→ Task details
Below are the records; give again exactly the lines from the one containing "Write the Chart.js code for this chart." through the one containing "[4, -0.05, 0.33]];", leaving out pictures.

*-*-*

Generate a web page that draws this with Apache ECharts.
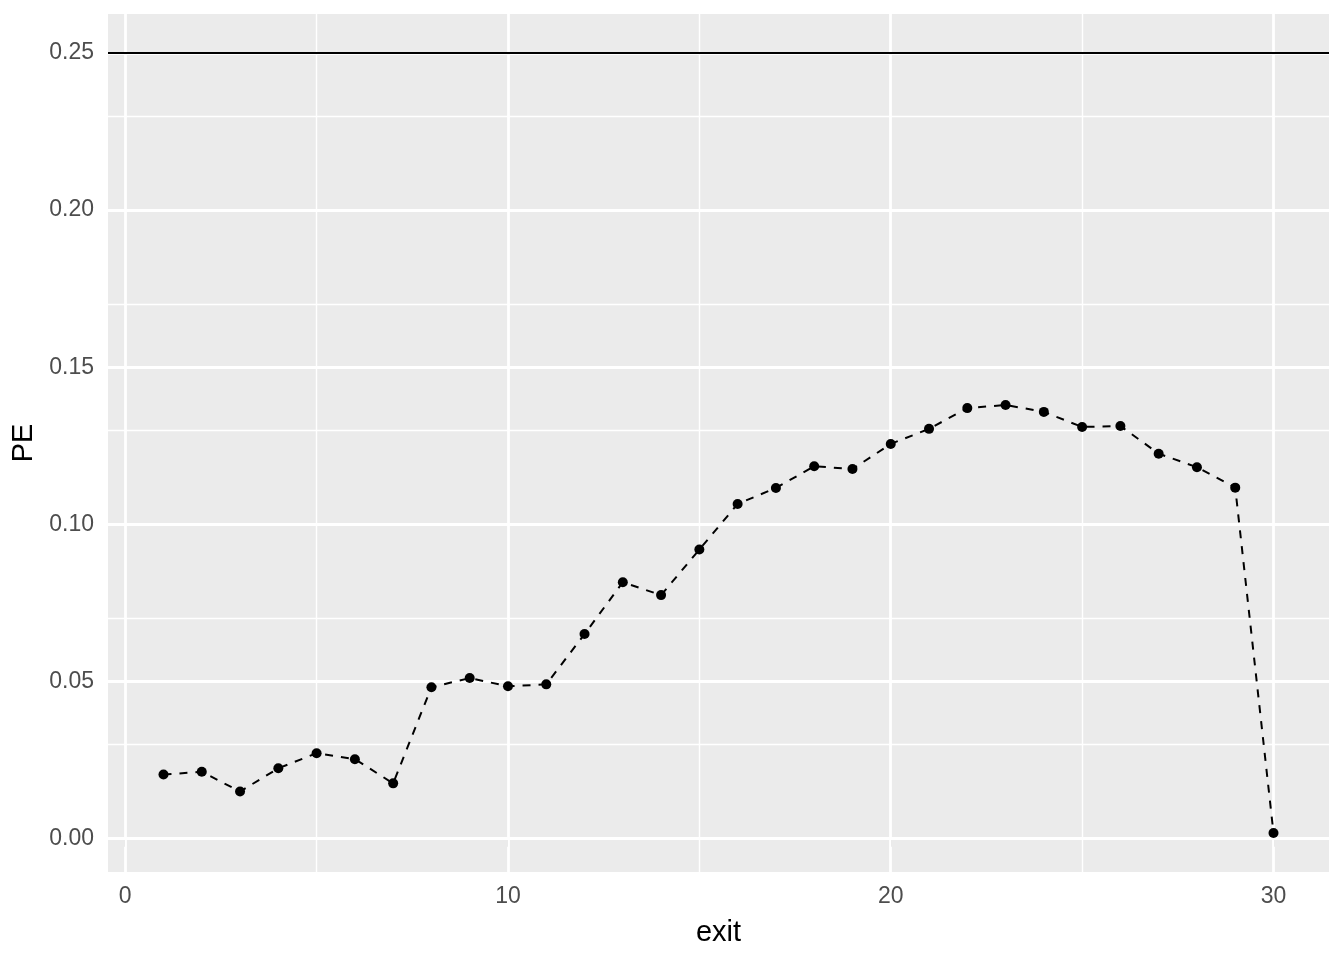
<!DOCTYPE html>
<html>
<head>
<meta charset="utf-8">
<script src="https://cdn.jsdelivr.net/npm/echarts@6/dist/echarts.min.js"></script>
<style>
html,body{margin:0;padding:0;background:#fff;}
#chart{width:1344px;height:960px;}
</style>
</head>
<body>
<div id="chart"></div>
<script>
const exitVals = [1,2,3,4,5,6,7,8,9,10,11,12,13,14,15,16,17,18,19,20,21,22,23,24,25,26,27,28,29,30];
const peVals = [0.0204,0.0213,0.0150,0.0224,0.0272,0.0253,0.0176,0.0482,0.0511,0.0485,0.0491,0.0651,0.0816,0.0775,0.0920,0.1065,0.1116,0.1185,0.1176,0.1256,0.1304,0.1370,0.1380,0.1358,0.1310,0.1313,0.1225,0.1182,0.1117,0.0018];
const refLine = 0.25;
const xMajor = [0,10,20,30];
const xMinor = [5,15,25];
const yMajor = [0,0.05,0.10,0.15,0.20,0.25];
const yMinor = [0.025,0.075,0.125,0.175,0.225];

const FONT = '"Liberation Sans", Arial, sans-serif';
const chart = echarts.init(document.getElementById('chart'), null, {renderer:'canvas'});

const gridLines = []
  .concat(xMinor.map(v => ({xAxis:v, lineStyle:{width:1.4}})))
  .concat(yMinor.map(v => ({yAxis:v, lineStyle:{width:1.4}})))
  .concat(xMajor.map(v => ({xAxis:v, lineStyle:{width:2.8}})))
  .concat(yMajor.map(v => ({yAxis:v, lineStyle:{width:2.8}})));

chart.setOption({
  animation:false,
  backgroundColor:'#ffffff',
  grid:{left:108,right:15,top:14,bottom:88,show:true,backgroundColor:'#EBEBEB',borderWidth:0},
  xAxis:{
    type:'value', min:-0.45, max:31.45,
    name:'exit', nameLocation:'middle', nameGap:46,
    nameTextStyle:{color:'#000',fontSize:29,fontFamily:FONT},
    axisLine:{show:false},
    axisTick:{show:true,length:8,lineStyle:{color:'#333333',width:2},customValues:xMajor},
    axisLabel:{color:'#4D4D4D',fontSize:23,fontFamily:FONT,margin:13,customValues:xMajor,formatter:v=>String(v)},
    splitLine:{show:false}
  },
  yAxis:{
    type:'value', min:-0.0106, max:0.2624,
    name:'PE', nameLocation:'middle', nameGap:62, nameRotate:90,
    nameTextStyle:{color:'#000',fontSize:29,fontFamily:FONT},
    axisLine:{show:false},
    axisTick:{show:true,length:8,lineStyle:{color:'#333333',width:2},customValues:yMajor},
    axisLabel:{color:'#4D4D4D',fontSize:23,fontFamily:FONT,margin:14,customValues:yMajor,formatter:v=>v.toFixed(2)},
    splitLine:{show:false}
  },
  series:[
    {
      type:'line', data:[], silent:true, z:1,
      markLine:{silent:true, symbol:['none','none'], label:{show:false}, z:1, animation:false,
        lineStyle:{color:'#FFFFFF',type:'solid'}, emphasis:{disabled:true},
        data:gridLines}
    },
    {
      type:'line', z:3,
      data: exitVals.map((x,i)=>[x,peVals[i]]),
      symbol:'circle', symbolSize:10, showSymbol:true,
      itemStyle:{color:'#000'},
      lineStyle:{color:'#000',width:2,type:[8,8]},
      markLine:{silent:true, symbol:['none','none'], label:{show:false}, animation:false,
        lineStyle:{color:'#000',type:'solid',width:2}, emphasis:{disabled:true},
        data:[{yAxis:refLine}]}
    }
  ]
});
</script>
</body>
</html>
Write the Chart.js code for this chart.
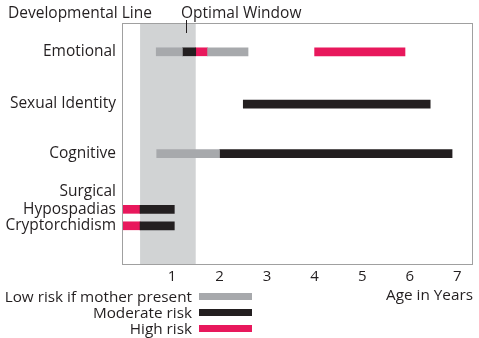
<!DOCTYPE html>
<html><head><meta charset="utf-8">
<script src="https://cdn.jsdelivr.net/npm/chart.js@4"></script>
<style>
html,body{margin:0;padding:0;background:#fff;}
#wrap{position:relative;width:479px;height:338px;font-family:"Open Sans",sans-serif;color:#231f20;overflow:hidden;}
canvas{position:absolute;left:0;top:0;}
.txt{position:absolute;font-size:15.5px;line-height:18px;white-space:nowrap;}
.leg{position:absolute;left:0;width:252px;display:flex;align-items:center;justify-content:flex-end;font-size:15.3px;line-height:16px;white-space:nowrap;}
.sw{display:inline-block;width:53px;height:7px;margin-left:7px;}
</style>
</head><body>
<div id="wrap">
<canvas id="c" width="479" height="338"></canvas>
<div class="txt" style="left:8px;top:3px;">Developmental Line</div>
<div class="txt" style="left:181px;top:3px;">Optimal Window</div>
<div id="legend"></div>
</div>
<script>
// ---- data ----
const categories = ["Emotional", "Sexual Identity", "Cognitive", ["Surgical", "Hypospadias"], "Cryptorchidism"];
const xTickLabels = [1, 2, 3, 4, 5, 6, 7];
const optimalWindow = [0.33, 1.5];   // years
const optimalPointer = 1.29;         // years
const seriesNames = ["Low risk if mother present", "Moderate risk", "High risk"];
// segments: [categoryIndex, fromYear, toYear]
const lowRisk = [[0, 0.67, 1.22], [0, 1.75, 2.6], [2, 0.68, 2.0]];
const moderateRisk = [[0, 1.22, 1.5], [1, 2.5, 6.43], [2, 2.0, 6.89], [3, 0.33, 1.05], [4, 0.33, 1.05]];
const highRisk = [[0, 1.5, 1.75], [0, 4.0, 5.9], [3, -0.05, 0.33], [4, -0.05, 0.33]];

// ---- layout / style ----
const rowPos = [1.19, 3.35, 5.40, 7.70, 8.38];
const lineStep = 0.72;
const colors = ["#a7a9ac", "#231f20", "#e8185c"];
const seriesData = [lowRisk, moderateRisk, highRisk];
const FONT = { family: 'Open Sans', size: 15.5 };

const yTicks = [];
categories.forEach((c, i) => {
  const lines = Array.isArray(c) ? c : [c];
  lines.forEach((t, j) => yTicks.push({ value: rowPos[i] - (lines.length - 1 - j) * lineStep, label: t }));
});

const datasets = seriesData.map((s, k) => ({
  label: seriesNames[k],
  data: s.map(([ci, a, b]) => ({ x: [a, b], y: rowPos[ci] })),
  backgroundColor: colors[k],
  borderWidth: 0,
  barThickness: 8,
  grouped: false
}));

const framePlugin = {
  id: 'frame',
  beforeDatasetsDraw(chart) {
    const { ctx, chartArea: a, scales: { x } } = chart;
    const x0 = x.getPixelForValue(optimalWindow[0]);
    const x1 = x.getPixelForValue(optimalWindow[1]);
    ctx.save();
    ctx.fillStyle = '#d1d3d4';
    ctx.fillRect(x0, a.top, x1 - x0, a.bottom - a.top);
    ctx.restore();
  },
  afterDatasetsDraw(chart) {
    const { ctx, chartArea: a, scales: { x } } = chart;
    ctx.save();
    ctx.strokeStyle = '#a0a0a0';
    ctx.lineWidth = 1;
    ctx.strokeRect(Math.round(a.left) + 0.5, Math.round(a.top) + 0.5, Math.round(a.right - a.left) - 1, Math.round(a.bottom - a.top) - 1);
    const px = Math.round(x.getPixelForValue(optimalPointer)) + 0.5;
    ctx.strokeStyle = '#231f20';
    ctx.beginPath();
    ctx.moveTo(px, a.top - 3);
    ctx.lineTo(px, a.top + 10);
    ctx.stroke();
    ctx.restore();
  }
};

new Chart(document.getElementById('c'), {
  type: 'bar',
  data: { datasets },
  options: {
    responsive: false,
    animation: false,
    indexAxis: 'y',
    layout: { padding: { top: 23, right: 6, left: 0, bottom: 0 } },
    plugins: { legend: { display: false }, tooltip: { enabled: false } },
    scales: {
      x: {
        type: 'linear', min: -0.05, max: 7.33, offset: false,
        grid: { display: false, drawTicks: false },
        border: { display: false },
        afterBuildTicks(s) { s.ticks = xTickLabels.map(v => ({ value: v })); },
        ticks: { padding: 3, color: '#231f20', font: { family: 'Open Sans', size: 15 }, maxRotation: 0, autoSkip: false },
        title: { display: true, text: 'Age in Years', align: 'end', color: '#231f20', font: { family: 'Open Sans', size: 15.3 }, padding: { top: 0, bottom: 33 } },
        afterFit(s) { s.height = 73; }
      },
      y: {
        type: 'linear', min: 0, max: 10, reverse: true, offset: false,
        grid: { display: false, drawTicks: false },
        border: { display: false },
        afterBuildTicks(s) { s.ticks = yTicks.map(t => ({ value: t.value })); },
        ticks: {
          padding: 6, color: '#231f20', font: FONT, autoSkip: false,
          callback: (v, i) => yTicks[i].label
        },
        afterFit(s) { s.width = 122; }
      }
    }
  },
  plugins: [framePlugin]
});

// HTML legend
const leg = document.getElementById('legend');
const legTops = [288, 304, 320];
seriesNames.forEach((n, k) => {
  const d = document.createElement('div');
  d.className = 'leg';
  d.style.top = legTops[k] + 'px';
  d.innerHTML = '<span>' + n + '</span><span class="sw" style="background:' + colors[k] + '"></span>';
  leg.appendChild(d);
});
</script>
</body></html>
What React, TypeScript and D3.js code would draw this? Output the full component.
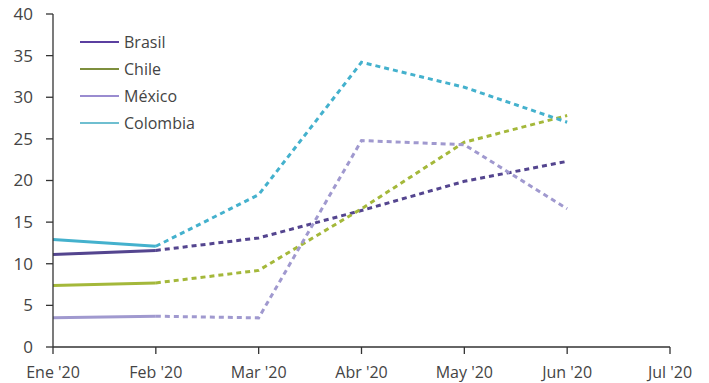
import React from "react";
import * as d3 from "d3";

const months = ["Ene '20", "Feb '20", "Mar '20", "Abr '20", "May '20", "Jun '20", "Jul '20"];
const yTicks = [0, 5, 10, 15, 20, 25, 30, 35, 40];
const seriesNames = ["Brasil", "Chile", "México", "Colombia"];
const brasil = [11.1, 11.6, 13.1, 16.4, 19.9, 22.3];
const chile = [7.4, 7.7, 9.2, 16.6, 24.6, 27.8];
const mexico = [3.5, 3.7, 3.5, 24.8, 24.3, 16.6];
const colombia = [12.9, 12.1, 18.3, 34.2, 31.2, 27.0];
const solidUntil = 1; // index where solid segment ends (Feb)

const lineColors = ["#54458f", "#a4b83a", "#a099cf", "#44b1cd"];
const legendColors = ["#5b3fa0", "#7e8f3d", "#9a8cd0", "#6fbfd0"];

const W = 709, H = 383;
const left = 53, right = 670, top = 14, bottom = 347;

export default function App() {
  const x = d3.scalePoint<string>().domain(months).range([left, right]);
  const y = d3.scaleLinear().domain([0, 40]).range([bottom, top]);
  const data = [brasil, chile, mexico, colombia];
  const line = d3.line<[number, number]>().x(d => x(months[d[0]])!).y(d => y(d[1]));
  const font = "'Open Sans', sans-serif";
  const axisColor = "#333";
  const textColor = "#444";

  return (
    <svg width={W} height={H} style={{ position: "absolute", left: 0, top: 0, background: "#fff" }}>
      {data.map((vals, si) => {
        const pts: [number, number][] = vals.map((v, i) => [i, v]);
        const solid = pts.slice(0, solidUntil + 1);
        const dashed = pts.slice(solidUntil);
        return (
          <g key={si}>
            <path d={line(solid)!} fill="none" stroke={lineColors[si]} strokeWidth={3} />
            <path d={line(dashed)!} fill="none" stroke={lineColors[si]} strokeWidth={3} strokeDasharray="5,4" />
          </g>
        );
      })}
      <line x1={left} x2={left} y1={top} y2={bottom} stroke={axisColor} strokeWidth={1.3} />
      {yTicks.map(t => (
        <g key={t}>
          <line x1={left - 7} x2={left} y1={y(t)} y2={y(t)} stroke={axisColor} strokeWidth={1.3} />
          <text x={left - 20} y={y(t)} dy="0.35em" textAnchor="end" fontFamily={font} fontSize={17} fill={textColor}>{t}</text>
        </g>
      ))}
      <line x1={left} x2={right} y1={bottom} y2={bottom} stroke={axisColor} strokeWidth={1.3} />
      {months.map(m => (
        <g key={m}>
          <line x1={x(m)} x2={x(m)} y1={bottom} y2={bottom + 7} stroke={axisColor} strokeWidth={1.3} />
          <text x={x(m)} y={bottom + 31} textAnchor="middle" fontFamily={font} fontSize={16} fill={textColor}>{m}</text>
        </g>
      ))}
      {seriesNames.map((n, i) => (
        <g key={n} transform={`translate(80, ${42 + i * 27})`}>
          <line x1={0} x2={39} y1={0} y2={0} stroke={legendColors[i]} strokeWidth={2} />
          <text x={44} y={0} dy="0.35em" fontFamily={font} fontSize={16} fill={textColor}>{n}</text>
        </g>
      ))}
    </svg>
  );
}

*-*-*

→ Answer to this problem
Write the Chart.js code for this chart.
<!DOCTYPE html>
<html><head><meta charset="utf-8">
<script src="https://cdn.jsdelivr.net/npm/chart.js@4"></script>
<style>
html,body{margin:0;padding:0;background:#fff;}
#wrap{position:relative;width:479px;height:338px;font-family:"Open Sans",sans-serif;color:#231f20;overflow:hidden;}
canvas{position:absolute;left:0;top:0;}
.txt{position:absolute;font-size:15.5px;line-height:18px;white-space:nowrap;}
.leg{position:absolute;left:0;width:252px;display:flex;align-items:center;justify-content:flex-end;font-size:15.3px;line-height:16px;white-space:nowrap;}
.sw{display:inline-block;width:53px;height:7px;margin-left:7px;}
</style>
</head><body>
<div id="wrap">
<canvas id="c" width="479" height="338"></canvas>
<div class="txt" style="left:8px;top:3px;">Developmental Line</div>
<div class="txt" style="left:181px;top:3px;">Optimal Window</div>
<div id="legend"></div>
</div>
<script>
// ---- data ----
const categories = ["Emotional", "Sexual Identity", "Cognitive", ["Surgical", "Hypospadias"], "Cryptorchidism"];
const xTickLabels = [1, 2, 3, 4, 5, 6, 7];
const optimalWindow = [0.33, 1.5];   // years
const optimalPointer = 1.29;         // years
const seriesNames = ["Low risk if mother present", "Moderate risk", "High risk"];
// segments: [categoryIndex, fromYear, toYear]
const lowRisk = [[0, 0.67, 1.22], [0, 1.75, 2.6], [2, 0.68, 2.0]];
const moderateRisk = [[0, 1.22, 1.5], [1, 2.5, 6.43], [2, 2.0, 6.89], [3, 0.33, 1.05], [4, 0.33, 1.05]];
const highRisk = [[0, 1.5, 1.75], [0, 4.0, 5.9], [3, -0.05, 0.33], [4, -0.05, 0.33]];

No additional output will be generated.